> I struggled with Guideline 4.2 when I tried to publish an app showing the bell schedule and other local information for the neighborhood school.
Why would you not just make this a webpage, and then the users could add it to home page as if it were an app? no Apple review necessary then. What does it being an app give you besides bureaucratic headaches?
The main driver for making it into an app and not just a web page was the need to send push notifications. Of course, I just needed it for myself: hey, it's time to stop working and start driving to school to pick up the kid – "notify me 30 minutes before the last period ends" given that the schedule is different every day; then I just shared it with other parents.

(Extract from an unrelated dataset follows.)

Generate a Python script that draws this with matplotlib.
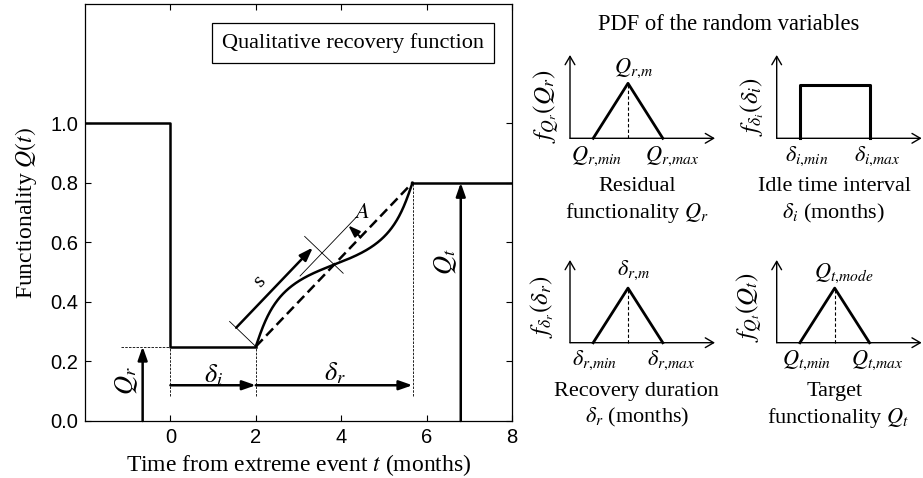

There is a web version (it's Flutter so it was easy to make one), but parents use the app much more often.
Users are /very/ not used to how to install PWAs to their home screen.
Also, in the EU it just opens the site up in your browser, no lack of browser UI like you'd expect. Apple is wonderful.
Edit: It seems I never got the news they reversed course on that particular idea of theirs.
I also have a small private app that technically could have been a PWA.
It’s not a PWA because the UX is just always inferior. Even though we’ve come really far in browser UIs, the browser is still very clunky compared to the smoothness of a native app.
And I like nice to use software.
1. Many people are more comfortable with apps, and don't really "surf the web," and for such people "a webpage" is at best a hassle.
2. Those people and many more besides have no idea what "add it to home page" even means.
It being an app gives those people an experience that matches their normal use of technology, and I think they're probably a majority of users.
Plus, if the parent feels like making an app instead of a web page, who is Apple (or you, or I) to discourage that?